The spectrum auctions held recently and the ones held over the past five years have placed huge financial pressure on the telecom industry and on individual operators. Collectively, over $40 billion has been spent on spectrum by Indian telecom players since 2010, more than 1.5 times this year’s predicted industry revenue.
Most of those who have stayed the course have done so because of the long-term promise of being in a stable, mature market where they are able to offer a distinct service which their customers value. And, of course, that this market happens to be the world’s second-largest in terms of subscribers, and one of the ten largest by revenues.

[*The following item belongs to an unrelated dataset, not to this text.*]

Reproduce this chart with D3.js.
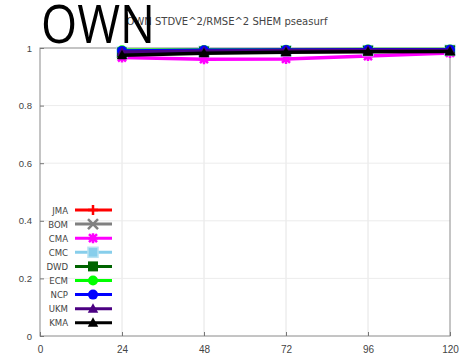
<!DOCTYPE html>
<html>
<head>
<meta charset="utf-8">
<script src="https://cdn.jsdelivr.net/npm/d3@7"></script>
<style>
  body { margin: 0; background: #fff; }
  svg { display: block; }
</style>
</head>
<body>
<div id="chart"></div>
<script>
const leads = [24, 48, 72, 96, 120]
const xTicks = [0, 24, 48, 72, 96, 120]
const yTicks = [0, 0.2, 0.4, 0.6, 0.8, 1]

const models = ["JMA", "BOM", "CMA", "CMC", "DWD", "ECM", "NCP", "UKM", "KMA"]
const colors = ["#ff0000", "#808080", "#ff00ff", "#87ceeb", "#006400", "#00ff00", "#0000ff", "#4b0082", "#000000"]
const symbols = ["plus", "cross", "star", "squareOpen", "square", "circle", "circle", "triangle", "triangle"]

const JMA = [0.986, 0.990, 0.991, 0.992, 0.993]
const BOM = [0.982, 0.986, 0.988, 0.990, 0.991]
const CMA = [0.967, 0.961, 0.962, 0.972, 0.983]
const CMC = [0.985, 0.988, 0.990, 0.991, 0.992]
const DWD = [0.984, 0.988, 0.990, 0.991, 0.992]
const ECM = [0.992, 0.993, 0.994, 0.995, 0.995]
const NCP = [0.990, 0.992, 0.993, 0.994, 0.994]
const UKM = [0.986, 0.989, 0.991, 0.992, 0.992]
const KMA = [0.975, 0.982, 0.985, 0.987, 0.988]
const series = [JMA, BOM, CMA, CMC, DWD, ECM, NCP, UKM, KMA]

const W = 463, H = 355
const plotLeft = 40, plotRight = 450, plotTop = 48, plotBottom = 336

const svg = d3.select("#chart").append("svg")
  .attr("width", W).attr("height", H)
  .style("font-family", "'DejaVu Sans', sans-serif")

const x = d3.scaleLinear().domain([0, 120]).range([plotLeft, plotRight])
const y = d3.scaleLinear().domain([0, 1]).range([plotBottom, plotTop])

// grid
svg.append("g").selectAll("line").data(xTicks.slice(1, -1)).enter().append("line")
  .attr("x1", d => x(d)).attr("x2", d => x(d))
  .attr("y1", plotTop).attr("y2", plotBottom)
  .style("stroke", "#e4e4e4").style("stroke-width", 1)
svg.append("g").selectAll("line").data(yTicks.slice(1, -1)).enter().append("line")
  .attr("x1", plotLeft).attr("x2", plotRight)
  .attr("y1", d => y(d)).attr("y2", d => y(d))
  .style("stroke", "#ececec").style("stroke-width", 1)

// frame
svg.append("rect")
  .attr("x", plotLeft).attr("y", plotTop)
  .attr("width", plotRight - plotLeft).attr("height", plotBottom - plotTop)
  .style("fill", "none").style("stroke", "#8a8a8a").style("stroke-width", 1)

// ticks
const yAxis = d3.axisLeft(y).tickValues(yTicks).tickSize(-4).tickPadding(8)
  .tickFormat(d => d === 0 || d === 1 ? d3.format("d")(d) : d3.format(".1f")(d))
const gy = svg.append("g").attr("transform", `translate(${plotLeft},0)`).call(yAxis)
gy.select(".domain").remove()
gy.selectAll("line").style("stroke", "#777")
gy.selectAll("text").style("font-size", "9.5px").style("fill", "#444")

const xAxis = d3.axisBottom(x).tickValues(xTicks).tickSize(-4).tickPadding(10)
const gx = svg.append("g").attr("transform", `translate(0,${plotBottom})`).call(xAxis)
gx.select(".domain").remove()
gx.selectAll("line").style("stroke", "#777")
gx.selectAll("text").style("font-size", "10px").style("fill", "#444")

// markers
function marker(g, type, color, s) {
  if (type === "plus") {
    g.append("path").attr("d", `M${-s},0H${s}M0,${-s}V${s}`)
      .style("stroke", color).style("stroke-width", 2.5).style("fill", "none")
  } else if (type === "cross") {
    g.append("path").attr("d", `M${-s},${-s}L${s},${s}M${-s},${s}L${s},${-s}`)
      .style("stroke", color).style("stroke-width", 2.5).style("fill", "none")
  } else if (type === "star") {
    g.append("path").attr("d", `M${-s},0H${s}M0,${-s}V${s}M${-s*0.8},${-s*0.8}L${s*0.8},${s*0.8}M${-s*0.8},${s*0.8}L${s*0.8},${-s*0.8}`)
      .style("stroke", color).style("stroke-width", 2.5).style("fill", "none")
  } else if (type === "squareOpen") {
    g.append("rect").attr("x", -s).attr("y", -s).attr("width", 2 * s).attr("height", 2 * s)
      .style("fill", color).style("stroke", "#b8e2f2").style("stroke-width", 1.5)
  } else if (type === "square") {
    g.append("rect").attr("x", -s).attr("y", -s).attr("width", 2 * s).attr("height", 2 * s)
      .style("fill", color)
  } else if (type === "circle") {
    g.append("circle").attr("r", s).style("fill", color)
  } else if (type === "triangle") {
    g.append("path").attr("d", `M0,${-s * 1.1}L${s * 1.05},${s * 0.8}L${-s * 1.05},${s * 0.8}Z`)
      .style("fill", color)
  }
}

// series lines and points
const line = d3.line().x((d, i) => x(leads[i])).y(d => y(d))
series.forEach((vals, k) => {
  svg.append("path").datum(vals).attr("d", line)
    .style("fill", "none").style("stroke", colors[k]).style("stroke-width", 3.5)
  vals.forEach((v, i) => {
    const g = svg.append("g").attr("transform", `translate(${x(leads[i])},${y(v)})`)
    marker(g, symbols[k], colors[k], 5)
  })
})

// legend
const lg = svg.append("g")
models.forEach((m, k) => {
  const ly = 210 + k * 14.1
  lg.append("text").attr("x", 68).attr("y", ly + 3.5)
    .attr("text-anchor", "end")
    .style("font-family", "'DejaVu Sans Condensed', 'DejaVu Sans', sans-serif")
    .style("font-size", "9.5px").style("fill", "#444").text(m)
  lg.append("line").attr("x1", 75).attr("x2", 112).attr("y1", ly).attr("y2", ly)
    .style("stroke", colors[k]).style("stroke-width", 3)
  const g = lg.append("g").attr("transform", `translate(93,${ly})`)
  marker(g, symbols[k], colors[k], 5)
})

// titles
svg.append("text").attr("x", 227).attr("y", 25).attr("text-anchor", "middle")
  .style("font-size", "10px").style("fill", "#444")
  .text("OWN STDVE^2/RMSE^2 SHEM pseasurf")

svg.append("text").attr("x", 41).attr("y", 43)
  .attr("textLength", 114).attr("lengthAdjust", "spacingAndGlyphs")
  .style("font-family", "'Open Sans', sans-serif")
  .style("font-size", "53px").style("fill", "#000").text("OWN")
</script>
</body>
</html>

As Indian telecoms have moved well past the 50 percent-plus real people penetration, this market maturity is now approaching rapidly and it is beginning to become evident what the end-game may look like for each player. I still believe that we will have around 5-6 players competing in each circle in India once there is consolidation in the market, as expected. With this stabilisation, we can also expect the emergence of a rather varied set of players, each offering a slightly different set of features to its users. After years, where services were similar, finally, we are seeing the arrival of choice for the Indian customer.

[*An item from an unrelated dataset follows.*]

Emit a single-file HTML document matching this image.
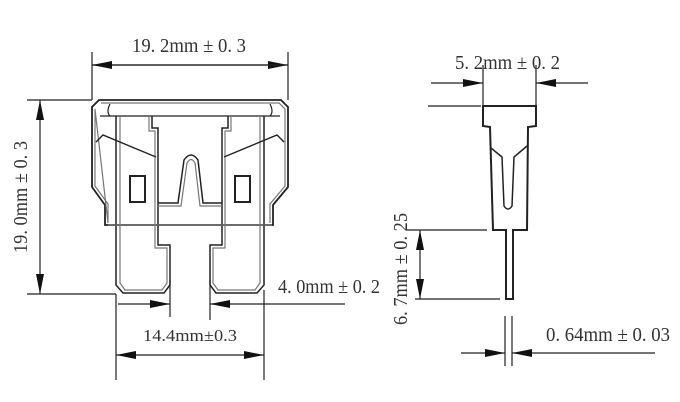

Here is my hypothesis on what the market may look like in the years to come:
- Five-six players nationally: Three “national” players with operations in 20+ circles and 2-3 additional players in each circle, but with operations in around 10 circles each.
- Three full-service players who offer the total gamete of voice, data, consumer and enterprise services, pre- and post-paid, as well as options to bundle with fixed services at home or office and possibly TV and entertainment. These will all be relatively pricier options where per minute mobile rates work out higher, but offer better quality of service with more networks on 900 MHz and HD voice, seamless roaming on the same network across India and overseas deals.
- The big three will be distinct among each other with differences in terms of cities’ coverage, branding and retail experience, and specific themes around international/youth/small city/smartphone.
- Two-three focussed players in each circle, offering either a specialised data service or an economical voice service.
- Firstly, there will be the relatively cheaper options where calling rates are lower, quality of service is adequate, not all Indian circles are covered on the same network, and offer only pre-paid SIMs and which work in India alone–the services will, however, be popular with smartphone users who like messaging apps and Viber to call relatives overseas.
- Secondly, there will be a data specialist option which targets tablet users who prefer internet access, YouTube and apps more than voice, and whose usage may be more stationary and wireless data, and less on the move and voice. The service may be bundled with entertainment services at home, and may appeal to youth, students, families and professionals who prefer an additional data-specialist connection in addition to another mobile connection.
I would expect Airtel, Vodafone and Idea to remain the big three since they have now done enough to create daylight in market share between them and the rest. I expect RCom to gradually move to the smaller category where it will join the likes of Uninor, Aircel and Tata Teleservices. Reliance Jio can be expected to be the data player. Overall, I would expect some consolidation along with circle/market exits.
It will be interesting to see which of the players in the market will embrace the digital opportunity that is available in India today, especially in the enterprise market where many industries are likely to start deploying digital technologies to make their businesses more efficient. If an operator takes this route to innovate and create new value outside the traditional telecoms business, it may spark a new range of acquisitions by telcos of software, applications and cloud related businesses.